Federico Garcia Lorca

From Moon Songs - Analysis

A nocturnal blessing that feels like a warning

This poem treats moonlight as a kind of enchantment: beautiful, bodily, and slightly dangerous. Lorca’s central move is to let the moon’s reflection on the sea turn into a living creature, and then to pivot toward a sudden, intimate address to someone walking alone. The result is a scene that begins as radiant spectacle and ends as a hush of vulnerability, as if the speaker realizes that the loveliness of the night can also isolate the person who witnesses it.

The moon’s long horn and the sea as a body

The opening image is simple and uncanny: The moon lays a long horn of light on the sea. The verb lays makes moonlight feel physical, placed with intention, almost like a hand setting something down. Calling the reflection a horn immediately nudges the image away from mere description and toward myth: a horn belongs to an animal, a weapon, or an instrument.
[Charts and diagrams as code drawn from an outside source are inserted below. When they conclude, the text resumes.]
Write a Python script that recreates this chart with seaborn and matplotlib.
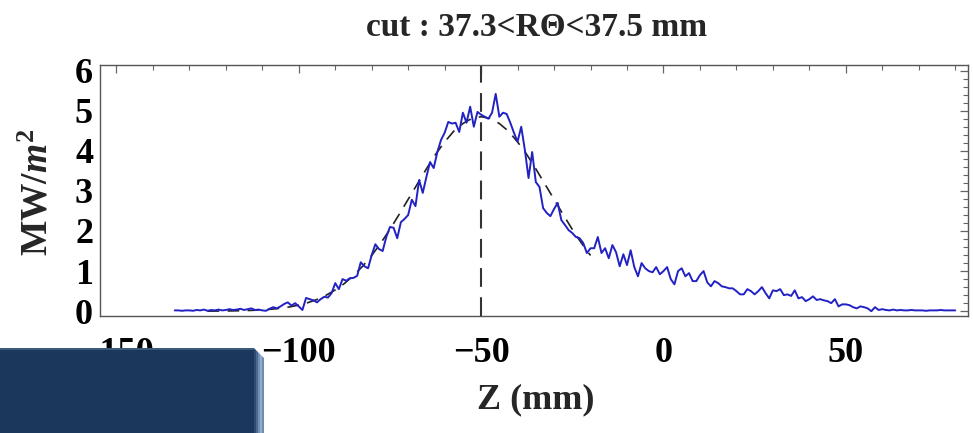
import numpy as np
import pandas as pd
import matplotlib
matplotlib.use("Agg")
import matplotlib.pyplot as plt
from matplotlib.patches import Rectangle, Polygon
import seaborn as sns

# ---------------- data ----------------
z_measured = list(range(-134, 81))
q_measured = [
    0.02, 0.02, 0.01, 0.02, 0.02, 0.01, 0.03, 0.02, 0.04, 0.01,   # -134..-125
    0.03, 0.02, 0.04, 0.02, 0.03, 0.05, 0.03, 0.04, 0.06, 0.03,   # -124..-115
    0.05, 0.07, 0.03, 0.04, 0.02, 0.01, 0.06, 0.10, 0.07, 0.12,   # -114..-105
    0.18, 0.22, 0.14, 0.20, 0.12, 0.03, 0.33, 0.30, 0.27, 0.22,   # -104..-95
    0.30, 0.36, 0.34, 0.45, 0.70, 0.55, 0.80, 0.76, 0.82, 0.83,   # -94..-85
    0.88, 1.22, 1.12, 1.07, 1.40, 1.67, 1.55, 1.50, 1.85, 2.10,   # -84..-75
    2.08, 1.82, 2.22, 2.30, 2.40, 2.78, 2.62, 3.27, 2.95, 3.35,   # -74..-65
    3.72, 3.57, 3.97, 4.27, 4.45, 4.72, 4.68, 4.70, 4.47, 4.95,   # -64..-55
    4.70, 5.10, 4.60, 4.97, 4.90, 4.85, 4.80, 4.95, 5.42, 4.85,   # -54..-45
    4.95, 4.92, 4.70, 4.45, 4.23, 4.60, 4.02, 3.32, 3.97, 3.22,   # -44..-35
    3.10, 2.57, 2.45, 2.37, 2.55, 2.70, 2.27, 2.15, 2.02, 1.95,   # -34..-25
    1.85, 1.82, 1.70, 1.45, 1.57, 1.57, 1.85, 1.45, 1.57, 1.32,   # -24..-15
    1.65, 1.47, 1.12, 1.42, 1.15, 1.52, 1.10, 0.87, 1.20, 1.07,   # -14..-5
    1.00, 0.97, 1.10, 0.92, 1.00, 1.10, 0.80, 0.67, 1.00, 1.07,   # -4..5
    0.87, 0.95, 0.75, 0.75, 0.90, 1.00, 0.72, 0.62, 0.75, 0.70,   # 6..15
    0.62, 0.60, 0.57, 0.57, 0.50, 0.42, 0.42, 0.55, 0.50, 0.42,   # 16..25
    0.50, 0.60, 0.45, 0.32, 0.52, 0.50, 0.55, 0.40, 0.42, 0.38,   # 26..35
    0.52, 0.32, 0.35, 0.25, 0.30, 0.37, 0.28, 0.30, 0.27, 0.25,   # 36..45
    0.20, 0.30, 0.12, 0.17, 0.17, 0.15, 0.10, 0.07, 0.12, 0.10,   # 46..55
    0.07, 0.00, 0.10, 0.03, 0.05, 0.03, 0.02, 0.04, 0.02, 0.03,   # 56..65
    0.02, 0.02, 0.03, 0.02, 0.02, 0.02, 0.01, 0.02, 0.02, 0.02,   # 66..75
    0.03, 0.02, 0.02, 0.02, 0.02,                                 # 76..80
]

z_fit = [-125 + 2.5 * i for i in range(43)]
q_fit = [
    0.002, 0.003, 0.005, 0.009, 0.014, 0.022, 0.033, 0.050, 0.073, 0.107,
    0.152, 0.213, 0.293, 0.398, 0.529, 0.69, 0.889, 1.12, 1.39, 1.70,
    2.04, 2.41, 2.79, 3.17, 3.55, 3.91, 4.22, 4.49, 4.68, 4.81,
    4.85, 4.81, 4.68, 4.49, 4.22, 3.91, 3.55, 3.17, 2.79, 2.41,
    2.04, 1.70, 1.39,
]
peak_z = -50

x_ticks = [-150, -100, -50, 0, 50]
y_ticks = [0, 1, 2, 3, 4, 5, 6]

title_text = "cut : 37.3<RΘ<37.5 mm"
xlabel_text = "Z (mm)"
ylabel_text = r"MW/$m^2$"

# ---------------- style ----------------
sns.set_theme(style="white")
plt.rcParams["font.family"] = ["Liberation Serif", "DejaVu Serif"]
plt.rcParams["font.weight"] = "bold"
plt.rcParams["mathtext.fontset"] = "custom"
plt.rcParams["mathtext.rm"] = "Liberation Serif:bold"
plt.rcParams["mathtext.bf"] = "Liberation Serif:bold"
plt.rcParams["mathtext.it"] = "Liberation Serif:italic:bold"

W, H = 973, 433
fig = plt.figure(figsize=(W / 100, H / 100), dpi=100)
ax = fig.add_axes([100 / W, 1 - 316 / H, 868 / W, 251 / H])

df_meas = pd.DataFrame({"z": z_measured, "q": q_measured})
df_fit = pd.DataFrame({"z": z_fit, "q": q_fit})

sns.lineplot(data=df_meas, x="z", y="q", ax=ax, color="#2222c4", linewidth=1.4,
             estimator=None, sort=False, zorder=3)
sns.lineplot(data=df_fit, x="z", y="q", ax=ax, color="#222222", linewidth=1.2,
             estimator=None, sort=False, linestyle=(0, (7, 5)), zorder=2)
ax.axvline(peak_z, color="#333333", linewidth=1.5, linestyle=(0, (9, 5)), zorder=2)

ax.set_xlim(-154.5, 83.5)
ax.set_ylim(-0.12, 6.14)
ax.set_xticks(x_ticks)
ax.set_yticks(y_ticks)
ax.set_xticks(np.arange(-150, 84, 10), minor=True)
ax.set_yticks(np.arange(0, 6.15, 0.2), minor=True)

ax.tick_params(axis="both", which="both", direction="in", top=True, right=True,
               colors="#666666", labelcolor="black")
ax.tick_params(axis="both", which="major", length=6, width=0.9, labelsize=26)
ax.tick_params(axis="both", which="minor", length=3.5, width=0.8)
ax.tick_params(axis="x", which="major", pad=15)
ax.tick_params(axis="y", which="major", pad=5)
for lab in ax.get_xticklabels() + ax.get_yticklabels():
    lab.set_fontweight("bold")

for s in ax.spines.values():
    s.set_color("#555555")
    s.set_linewidth(1.0)

ax.set_xlabel(xlabel_text, fontsize=26, fontweight="bold")
ax.xaxis.set_label_coords((536 - 100) / 868, (316 - 400) / 251)
ax.xaxis.label.set_va("center")
ax.set_ylabel(ylabel_text, fontsize=27, fontweight="bold")
ax.yaxis.set_label_coords((38 - 100) / 868, (316 - 192) / 251)
ax.yaxis.label.set_va("center")

fig.text(537 / W, 1 - 27 / H, title_text, ha="center", va="center",
         fontsize=24, fontweight="bold")

# overlay slide box in bottom-left
box_top = 1 - 348 / H
fig.patches.append(Rectangle((0, 0), 254 / W, box_top, transform=fig.transFigure,
                             facecolor="#1b385c", edgecolor="none", zorder=10))
bevel_cols = ["#2d4c74", "#4a6a92", "#7190b6", "#93adcc", "#6f8db2"]
for i, c in enumerate(bevel_cols):
    x0 = (254 + i * 2) / W
    fig.patches.append(Polygon([(x0, 0), (x0 + 2 / W, 0), (x0 + 2 / W, box_top - (i * 2 + 2) / H),
                                (x0, box_top - (i * 2) / H)],
                               closed=True, transform=fig.transFigure,
                               facecolor=c, edgecolor="none", zorder=10))
fig.patches.append(Rectangle((0, box_top - 1.5 / H), 254 / W, 1.5 / H, transform=fig.transFigure,
                             facecolor="#3b5a80", edgecolor="none", zorder=11))

fig.savefig("out.png", dpi=100)
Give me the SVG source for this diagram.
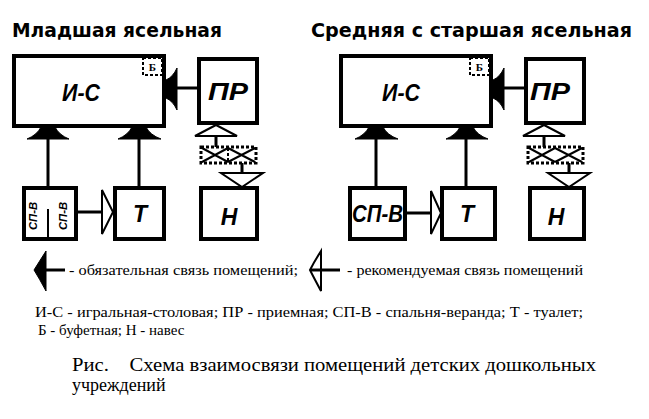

Even before the unicorn appears, the poem invites us to see the sea not as a flat surface but as something that can receive a touch and be changed by it.

The grey-green unicorn: ecstasy with a tremor in it

The poem’s most startling metamorphosis comes next: the horn of light implies its owner, and the sea becomes the grey-green unicorn, Tremoring, ecstatic. Those two adjectives pull against each other. Ecstatic suggests rapture, a holy or erotic overflow; Tremoring introduces instability—cold, fear, or overpowering sensation. And the unicorn’s color matters: not shining white but grey-green, sea-colored, half-myth and half-matter. The creature is not a cute fantasy; it’s a living emblem for what moonlight does to the world: it spiritualizes the ordinary, but it also makes it quiver.

A sky that becomes a flower: tenderness without shelter

When the poem says The sky floats over the wind, it doubles the weightlessness: sky and wind both lack stable ground, and the image feels like drifting layers. Then Lorca gives the sky a new body: a huge flower of lotus. The lotus carries a calm, almost sacred resonance, but it’s also aquatic—another echo of the sea below. The night scene is therefore full of soft, floating forms: horn, unicorn, lotus. Yet none of these provides shelter. The world is exquisitely alive, but it’s also untouchable, suspended, as if beauty itself has made everything less inhabitable.

The sudden human presence: the last house of night

The parenthetical final lines create the poem’s turn. After three brief, luminous transformations, the speaker breaks the spell to speak directly: O you, walking alone. The apostrophe feels like an interruption you can almost hear—an intake of breath. And the place named for this lone walker is startlingly intimate: the last house of night. A house suggests refuge, but calling it the last one makes it feel like an edge, a final outpost before darkness becomes total. The poem’s earlier ecstasy now reads differently: if the sea is trembling, perhaps it’s because someone is out there at the limit, where beauty and loneliness meet.

A sharp question the poem leaves hanging

What if the unicorn’s horn of light is not only a marvel, but also a pointer—an illuminated line that leads to the solitary figure? The moon seems to make a path across the sea, but the poem ends by locating a person not on that path, but in a house at night’s farthest margin. The final address can feel like comfort, yet it also sounds like recognition: the speaker sees you, but cannot reach you.

Where the tension finally lands

The poem holds a contradiction without resolving it: the night is rendered as ecstatic myth—unicorn, lotus—yet the human situation inside it is reduced to one stark fact, walking alone. Lorca’s images don’t merely decorate the scene; they intensify how loneliness feels when the world is overwhelmingly beautiful. The moon’s light creates a horn, a creature, a flower—an entire private cosmos—only to end by naming the person who must carry that cosmos by themselves, at the last threshold of night.